Task | Without the pictures, print the lines running from the beginning of the material to the line containing "const titleText = '○7枠7番", both ends included.

Source excerpt |
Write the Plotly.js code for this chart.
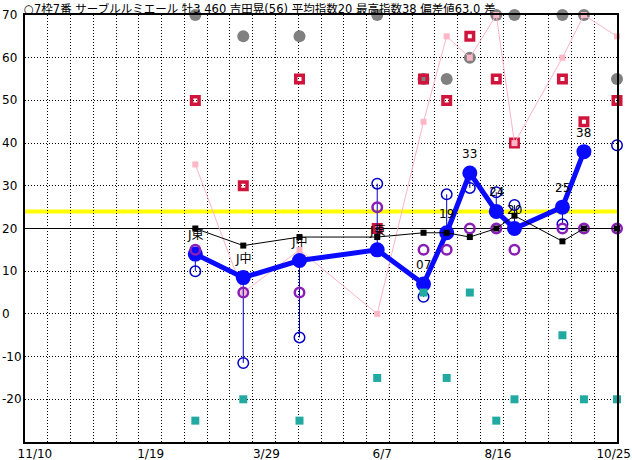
<!DOCTYPE html>
<html><head><meta charset="utf-8">
<script src="https://cdn.plot.ly/plotly-3.0.1.min.js"></script>
<style>html,body{margin:0;padding:0;background:#fff}#chart{width:632px;height:460px}</style>
</head><body><div id="chart"></div>
<script>
// ---- data ----
const raceDates = ['2020-02-15','2020-03-15','2020-04-18','2020-06-04','2020-07-02','2020-07-16','2020-07-30','2020-08-15','2020-08-26','2020-09-24','2020-10-07','2020-10-27'];
const mainIndex = [14, 8.5, 12.5, 15, 7, 19, 33, 24, 20, 25, 38, null];
const raceLabels = ['J東','J中','J中','J東','07','19','33','24','20','25','38',''];
const openIndex = [10, -11.5, -5.5, 30.5, 4, 28, 29.5, 28.5, 25.5, 21, null, 39.5];
const purpleIndex = [15, 5, 5, 25, 15, 15, 20, 20, 15, 20, 20, 20];
const blackIndex = [20, 16, 18, 18, 19, 19, 18, 20, 23, 17, 20, 20];
const grayIndex = [70, 65, 65, 70, 55, 55, 60, 70, 70, 70, 70, 55];
const redIndex = [50, 30, 55, 20, 55, 50, 65, 55, 40, 55, 45, 50];
const pinkIndex = [35, 5, 15, 0, 45, 65, 60, 70, 40, 60, 70, 65];
const tealIndex = [-25, -20, -25, -15, 5, -15, 5, -25, -20, -5, -20, -20];
const xTickVals = ['2019-11-10','2020-01-19','2020-03-29','2020-06-07','2020-08-16','2020-10-25'];
const xTickText = ['11/10','1/19','3/29','6/7','8/16','10/25'];
const yTickVals = [70, 60, 50, 40, 30, 20, 10, 0, -10, -20];
const xRange = ['2019-11-04', '2020-10-27'];
const yRange = [-30, 70];
const avgIndex = 20;
const refLevel = 24;
const titleText = '○7枠7番 サーブルルミエール 牡3 460 吉田晃(56) 平均指数20 最高指数38 偏差値63.0 差';

// ---- build ----
const FONT = "'DejaVu Sans', 'Noto Sans CJK JP', sans-serif";
const connX = [], connY = [];
raceDates.forEach((d, i) => {
  if (mainIndex[i] != null && openIndex[i] != null) {
    connX.push(d, d, null); connY.push(mainIndex[i], openIndex[i], null);
  }
});
const base = {cliponaxis: false, hoverinfo: 'skip', showlegend: false};
const traces = [
  Object.assign({}, base, {x: raceDates, y: grayIndex, mode: 'markers', marker: {symbol: 'circle', size: 12, color: '#808080'}}),
  Object.assign({}, base, {x: raceDates, y: redIndex, mode: 'markers', marker: {symbol: 'square-open', size: 7.5, color: '#d0143c', line: {width: 3.5}}}),
  Object.assign({}, base, {x: raceDates, y: pinkIndex, mode: 'lines+markers', line: {color: '#ffb4c4', width: 1}, marker: {symbol: 'square', size: 6, color: '#ffb6c6'}}),
  Object.assign({}, base, {x: connX, y: connY, mode: 'lines', line: {color: '#0000c8', width: 1}}),
  Object.assign({}, base, {x: raceDates, y: openIndex, mode: 'markers', marker: {symbol: 'circle-open', size: 10.5, color: '#0000c8', line: {width: 1.5}}}),
  Object.assign({}, base, {x: raceDates, y: mainIndex, mode: 'lines+markers', connectgaps: false, line: {color: '#0a0aff', width: 5}, marker: {symbol: 'circle', size: 15, color: '#0a0aff'}}),
  Object.assign({}, base, {x: raceDates, y: purpleIndex, mode: 'markers', marker: {symbol: 'circle-open', size: 9.5, color: '#8a1fb8', line: {width: 2.5}}}),
  Object.assign({}, base, {x: raceDates, y: blackIndex, mode: 'lines+markers', line: {color: '#000', width: 1}, marker: {symbol: 'square', size: 6, color: '#000'}}),
  Object.assign({}, base, {x: raceDates, y: tealIndex, mode: 'markers', marker: {symbol: 'square', size: 8, color: '#22aaa2'}})
];
const annotations = [];
yTickVals.forEach(v => annotations.push({xref: 'paper', x: -24/592, xanchor: 'left', yref: 'y', y: v, yanchor: 'middle', text: String(v), showarrow: false, borderpad: 0, font: {family: FONT, size: 12, color: '#000'}}));
raceDates.forEach((d, i) => {
  if (mainIndex[i] != null && raceLabels[i]) annotations.push({x: d, y: mainIndex[i], yshift: 19, text: raceLabels[i], showarrow: false, xanchor: 'center', yanchor: 'middle', borderpad: 0, font: {family: FONT, size: 12, color: '#000'}});
});
const layout = {
  width: 632, height: 460,
  margin: {l: 25, r: 15, t: 15, b: 18, pad: 0},
  paper_bgcolor: '#fff', plot_bgcolor: '#fff',
  font: {family: FONT, size: 12, color: '#000'},
  title: {text: titleText, xref: 'container', x: 24/632, xanchor: 'left', yref: 'container', y: 1 - 9/460, yanchor: 'middle', font: {family: FONT, size: 11.5, color: '#000'}},
  xaxis: {type: 'date', range: xRange, tickmode: 'array', tickvals: xTickVals, ticktext: xTickText, showgrid: false, ticks: '', zeroline: false,
    showline: true, linecolor: '#000', linewidth: 2, mirror: true, tickfont: {family: FONT, size: 12, color: '#000'},
    minor: {tick0: xRange[0], dtick: 358 / 26 * 86400000, showgrid: true, gridcolor: '#000', gridwidth: 1, griddash: '1px,2px', ticks: ''}},
  yaxis: {range: yRange, tickmode: 'array', tickvals: yTickVals, showticklabels: false, showgrid: true, gridcolor: '#000', gridwidth: 1, griddash: '1px,2px',
    zeroline: false, ticks: '', showline: true, linecolor: '#000', linewidth: 2, mirror: true},
  shapes: [
    {type: 'line', xref: 'paper', x0: 0, x1: 1, yref: 'y', y0: refLevel, y1: refLevel, line: {color: '#ffff00', width: 4}, layer: 'between'},
    {type: 'line', xref: 'paper', x0: 0, x1: 1, yref: 'y', y0: avgIndex, y1: avgIndex, line: {color: '#000', width: 1}, layer: 'between'}
  ],
  annotations: annotations,
  hovermode: false
};
Plotly.newPlot('chart', traces, layout, {displayModeBar: false, staticPlot: true});
</script></body></html>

In response |
Write the Plotly.js code for this chart.
<!DOCTYPE html>
<html><head><meta charset="utf-8">
<script src="https://cdn.plot.ly/plotly-3.0.1.min.js"></script>
<style>html,body{margin:0;padding:0;background:#fff}#chart{width:632px;height:460px}</style>
</head><body><div id="chart"></div>
<script>
// ---- data ----
const raceDates = ['2020-02-15','2020-03-15','2020-04-18','2020-06-04','2020-07-02','2020-07-16','2020-07-30','2020-08-15','2020-08-26','2020-09-24','2020-10-07','2020-10-27'];
const mainIndex = [14, 8.5, 12.5, 15, 7, 19, 33, 24, 20, 25, 38, null];
const raceLabels = ['J東','J中','J中','J東','07','19','33','24','20','25','38',''];
const openIndex = [10, -11.5, -5.5, 30.5, 4, 28, 29.5, 28.5, 25.5, 21, null, 39.5];
const purpleIndex = [15, 5, 5, 25, 15, 15, 20, 20, 15, 20, 20, 20];
const blackIndex = [20, 16, 18, 18, 19, 19, 18, 20, 23, 17, 20, 20];
const grayIndex = [70, 65, 65, 70, 55, 55, 60, 70, 70, 70, 70, 55];
const redIndex = [50, 30, 55, 20, 55, 50, 65, 55, 40, 55, 45, 50];
const pinkIndex = [35, 5, 15, 0, 45, 65, 60, 70, 40, 60, 70, 65];
const tealIndex = [-25, -20, -25, -15, 5, -15, 5, -25, -20, -5, -20, -20];
const xTickVals = ['2019-11-10','2020-01-19','2020-03-29','2020-06-07','2020-08-16','2020-10-25'];
const xTickText = ['11/10','1/19','3/29','6/7','8/16','10/25'];
const yTickVals = [70, 60, 50, 40, 30, 20, 10, 0, -10, -20];
const xRange = ['2019-11-04', '2020-10-27'];
const yRange = [-30, 70];
const avgIndex = 20;
const refLevel = 24;
const titleText = '○7枠7番 サーブルルミエール 牡3 460 吉田晃(56) 平均指数20 最高指数38 偏差値63.0 差';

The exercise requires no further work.